Route information
- Length: 229 km (142 mi)

Major junctions
- South end: N1 / R369 / R58 in Colesberg
- R704 at Trompsburg N1 at Edenburg N6 at Reddersburg
- North end: R702 near Dewetsdorp

Location
- Country: South Africa

Highway system
- Numbered routes of South Africa;
| ← R716 |  | → R719 |

= R717 (South Africa) =

Regional route in South Africa

The R717 is a Regional Route in South Africa that connects Colesberg with Dewetsdorp via Trompsburg, Edenburg and Reddersburg. From Colesberg to Reddersburg, it follows the older route of the N1.

==Route==
It south-western terminus is in Colesberg, Northern Cape, at an interchange with the N1 national route, the R369 road and the R58 road. From there, it heads north-north-east, crossing the Orange River into the Free State.

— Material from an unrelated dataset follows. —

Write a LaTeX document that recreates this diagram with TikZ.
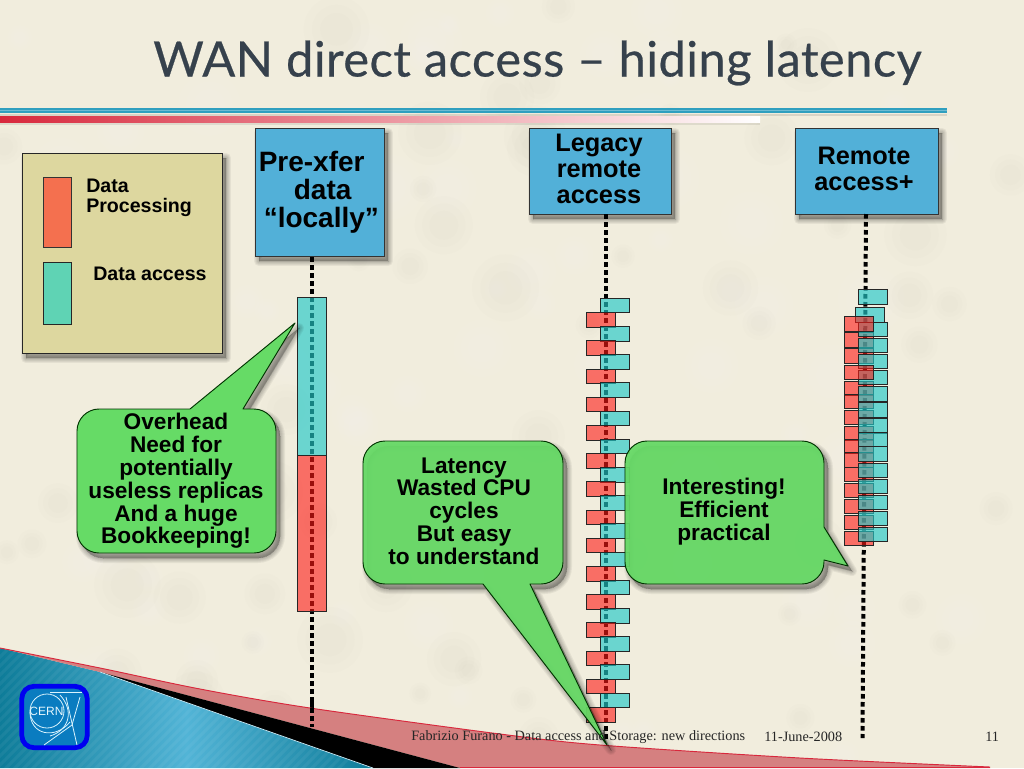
\documentclass[tikz,border=0pt]{standalone}
\usepackage{fontspec}
\setmainfont{Liberation Sans}
\newfontfamily\titlefont[LetterSpace=1,FakeBold=0.5]{Lato}
\newfontfamily\footfont{Liberation Serif}
\usetikzlibrary{calc}
\definecolor{bgc}{HTML}{F1EDDD}
\definecolor{boxblue}{HTML}{52B0D8}
\definecolor{legendc}{HTML}{DDD79F}
\definecolor{procc}{HTML}{FF1A15}
\definecolor{accc}{HTML}{22C9C9}
\definecolor{legred}{HTML}{F4704F}
\definecolor{legteal}{HTML}{5FD3B4}
\definecolor{green1}{HTML}{66DB66}
\definecolor{pinkc}{HTML}{D58080}
\definecolor{redl}{HTML}{D8283C}
\definecolor{tealdark}{HTML}{0E7C99}
\definecolor{teallight}{HTML}{52B4D6}
\definecolor{titlec}{HTML}{36414C}
\definecolor{rulet}{HTML}{2F9FBF}
\newcommand\softshadow[1]{%
  \foreach \w in {0,1.5,3,4.5,6,7.5}{%
    \path[fill=black,draw=black,line width=\w pt,opacity=.05,shift={(4,5)},line join=round] #1;}}
\def\calloutA{(99,409) -- (190,409) -- (295,323) -- (243,409) -- (254,409) .. controls (266,409) and (276,419) .. (276,431) -- (276,531) .. controls (276,543) and (266,553) .. (254,553) -- (99,553) .. controls (87,553) and (77,543) .. (77,531) -- (77,431) .. controls (77,419) and (87,409) .. (99,409) -- cycle}
\def\calloutB{(385,441) -- (541,441) .. controls (553,441) and (563,451) .. (563,463) -- (563,562) .. controls (563,574) and (553,584) .. (541,584) -- (530,584) -- (607,745) -- (483,584) -- (385,584) .. controls (373,584) and (363,574) .. (363,562) -- (363,463) .. controls (363,451) and (373,441) .. (385,441) -- cycle}
\def\calloutC{(647,441) -- (802,441) .. controls (814,441) and (824,451) .. (824,463) -- (824,527) -- (848,566) -- (824,560) -- (824,562) .. controls (824,574) and (814,584) .. (802,584) -- (647,584) .. controls (635,584) and (625,574) .. (625,562) -- (625,463) .. controls (625,451) and (635,441) .. (647,441) -- cycle}
\tikzset{
  headbox/.style={draw=black!80,line width=.6pt,fill=boxblue,inner sep=0pt,rectangle},
  procbox/.style={draw=black!85,line width=.7pt,fill=procc,fill opacity=.6,text opacity=1,inner sep=0pt,minimum width=21.75pt,minimum height=10.9pt},
  accbox/.style={draw=black!85,line width=.7pt,fill=accc,fill opacity=.65,text opacity=1,inner sep=0pt,minimum width=21.75pt,minimum height=10.9pt},
  dotline/.style={line width=3pt,dash pattern=on 3.4pt off 2.6pt,black},
  callout/.style={draw=black!80!green,line width=.7pt,fill=green1,line join=round},
  boxtext/.style={font=\fontsize{19}{19.5}\selectfont\bfseries,align=center,inner sep=0pt},
  calltext/.style={font=\fontsize{17}{17.1}\selectfont\bfseries,align=center,inner sep=0pt},
  legtext/.style={font=\fontsize{14.7}{15.2}\selectfont\bfseries,align=left,inner sep=0pt},
  foottext/.style={font=\footfont\fontsize{10.7}{12}\selectfont,inner sep=0pt,text=black!85}
}
\begin{document}
\begin{tikzpicture}[x=0.75pt,y=-0.75pt]
\useasboundingbox (0,0) rectangle (1024,768);
\fill[bgc] (0,0) rectangle (1024,768);
% paper mottling
\pgfmathsetseed{7}
\foreach \n in {1,...,140}{
  \pgfmathsetmacro\ax{rnd*1024}\pgfmathsetmacro\ay{rnd*768}\pgfmathsetmacro\ar{10+rnd*24}
  \pgfmathsetmacro\tn{rnd<0.5?1:0}
  \ifnum\tn=1
    \foreach \k in {1,.75,.5}{\fill[white,opacity=.035] (\ax,\ay) circle[radius=\ar*\k];}
  \else
    \foreach \k in {1,.75,.5}{\fill[black!45!bgc,opacity=.012] (\ax,\ay) circle[radius=\ar*\k];}
  \fi
}
% title
\node[font=\titlefont\fontsize{36.6}{40}\selectfont,text=titlec,inner sep=0pt] (title) at (537.5,63) {WAN direct access – hiding latency};
% rules
\fill[black,opacity=.10] (0,114) rectangle (947,116);
\fill[black,opacity=.08] (0,122) rectangle (760,125);
\fill[rulet] (0,108) rectangle (947,113);
\fill[white,opacity=.3] (0,110) rectangle (947,111);
\shade[left color=redl,right color=white,middle color=redl!50!white] (0,116) rectangle (760,122);
% legend
\softshadow{(22,153) rectangle (222,353)}
\node[draw=black!85,line width=.7pt,fill=legendc,inner sep=0pt,minimum width=150pt,minimum height=150pt] (legend) at (122,253) {};
\node[draw=black!80,line width=.6pt,fill=legred,inner sep=0pt,minimum width=21pt,minimum height=53pt] (legproc) at (57,212.5) {};
\node[draw=black!85,line width=.6pt,fill=legteal,inner sep=0pt,minimum width=21pt,minimum height=46.5pt] (legacc) at (57,293) {};
\node[legtext,anchor=west] (lproc) at (86,198) {Data\\Processing};
\node[legtext,anchor=west] (lacc) at (93,274) {Data access};
% dotted connectors
\coordinate (preend) at (312,727);
\coordinate (legend2) at (605.5,740);
\coordinate (remend) at (862.5,738);
% head boxes
\softshadow{(255,128) rectangle (384,256)}
\softshadow{(529,128) rectangle (671,214)}
\softshadow{(795,128) rectangle (938,214)}
\node[headbox,minimum width=96.75pt,minimum height=96pt] (pre) at (319.5,192) {};
\node[headbox,minimum width=106.5pt,minimum height=64.5pt] (leg) at (600,171) {};
\node[headbox,minimum width=107.25pt,minimum height=64.5pt] (rem) at (866.5,171) {};
\draw[dotline] (312,257) -- (preend);
\draw[dotline] (605.5,214) -- (legend2);
\draw[dotline] (866,214) -- (remend);
\node[boxtext,align=left,font=\fontsize{21}{21}\selectfont\bfseries] (pretxt) at (321,192.5) {\hspace*{-3.25pt}Pre-xfer\\\hspace*{23.1pt}data\\\hspace*{0.5pt}“locally”};
\node[boxtext] (legtxt) at (599,169) {Legacy\\remote\\access};
\node[boxtext] (remtxt) at (864,169) {Remote\\access+};
% pre-xfer bars
\node[accbox,minimum height=118pt] (prea) at (312,376.5) {};
\node[procbox,minimum height=117pt] (prep) at (312,533) {};
% legacy stack
\foreach \i in {0,...,14}{
  \pgfmathsetmacro\ya{305.5+28.2*\i}
  \pgfmathsetmacro\yp{320+28.2*\i}
  \node[accbox] (la\i) at (614.5,\ya) {};
  \node[procbox] (lp\i) at (600.5,\yp) {};
}
% remote stack
\node[accbox] (ra) at (872.5,297) {};
\node[accbox] (rb) at (870,315) {};
\foreach \i/\yy in {1/332.7,2/348.7,4/381.3,5/394,6/410,7/426,8/439.3,9/452.7,10/467.3,11/483.3,12/499.3,13/515.3,14/531.3}{
  \node[procbox] (rp\i) at (858.5,\yy+7.25) {};
}
\foreach \i/\yy in {0/322,1/338,2/354,3/370,4/386.7,5/402.7,6/418.7,7/432,8/446.7,9/463.3,10/479.3,11/495.3,12/511.3,13/527.3}{
  \node[accbox] (rq\i) at (872.5,\yy+7.25) {};
}
\node[procbox] (rp0) at (858.5,324) {};
\node[procbox] (rp3) at (858.5,372.6) {};
% footer
\begin{scope}
  \clip (0,648) -- (100,672) -- (373,768) -- (0,768) -- cycle;
  \shade[left color=tealdark,right color=tealdark,middle color=teallight] (0,640) rectangle (373,768);
  \foreach \s in {0,9,...,480}{
    \draw[white,opacity=.05,line width=2.2pt] (\s,630) -- (\s-150,780);
  }
\end{scope}
\fill[pinkc] plot[smooth,tension=.5] coordinates {(0,648) (100,668) (200,689) (310,708) (500,734) (600,745) (800,758) (990,767)} -- (990,768) -- (460,768) -- (100,672) -- cycle;
\draw[redl,line width=.7pt] plot[smooth,tension=.5] coordinates {(0,648) (100,668) (200,689) (310,708) (500,734) (600,745) (800,758) (990,767)};
\fill[black] (100,672) -- (460,768) -- (373,768) -- cycle;
\draw[white!80!cyan,line width=.5pt] (100,672) -- (373,768);
\draw[redl,line width=.6pt] (460,767.7) -- (990,767.7);
% the dots run over the pink band
\draw[dotline] (312,700) -- (preend);
% logo
\node[draw={rgb,255:red,0;green,0;blue,240},line width=3.6pt,fill={rgb,255:red,10;green,124;blue,192},rounded corners=9pt,minimum width=49pt,minimum height=46pt,inner sep=0pt] (logo) at (54.5,717) {};
\node[text=white!90!cyan,font=\fontsize{9}{10}\selectfont,inner sep=0pt] (cern) at (46.5,711) {CERN};
\draw[white!85!cyan,line width=.6pt] (47,711) circle[radius=17];
\draw[white!85!cyan,line width=.6pt] (50,692) -- (82,692);
\draw[white!85!cyan,line width=.6pt] (80,697) -- (72,725) -- (44,745);
\draw[white!85!cyan,line width=.6pt] (66,697) -- (77,745);
\draw[white!85!cyan,line width=.6pt] (30,712) .. controls (30,735) and (55,740) .. (70,722);
\draw[white!85!cyan,line width=.6pt] (60,695) .. controls (74,710) and (70,730) .. (50,736);
% callouts
\softshadow{\calloutA}
\softshadow{\calloutB}
\softshadow{\calloutC}
\path[callout] \calloutA;
\path[callout,fill opacity=.93] \calloutB;
\path[callout,fill opacity=.93] \calloutC;
\node[calltext] (c1) at (176,481) {Overhead\\Need for\\potentially\\useless replicas\\And a huge\\Bookkeeping!};
\node[calltext] (c2) at (464,511) {Latency\\Wasted CPU\\cycles\\But easy\\to understand};
\node[calltext] (c3) at (724,511.5) {Interesting!\\Efficient\\practical};
% footer text
\node[foottext,anchor=west] (f1) at (411,737) {Fabrizio Furano - Data access and Storage: new directions};
\node[foottext,anchor=west] (f2) at (764,737) {11-June-2008};
\node[foottext,anchor=west] (f3) at (985,737) {11};
\end{tikzpicture}
\end{document}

The first town it comes to is Philippolis. From this town, it heads north-east to Trompsburg. At Trompsburg, it receives the south-eastern terminus of the R704. From Trompsburg until Edenburg, the route parallels the N1. In Edenburg's town centre, it turns east-north-east, crossing the N1 and proceeding to reach the N6 just 800 m south of Reddersburg.

It is briefly cosigned with the N6, heading north, before splitting off in central Reddersburg to continue in an easterly direction, reaching its north-eastern terminus of Dewetsdorp, where it ends at a junction with the R702.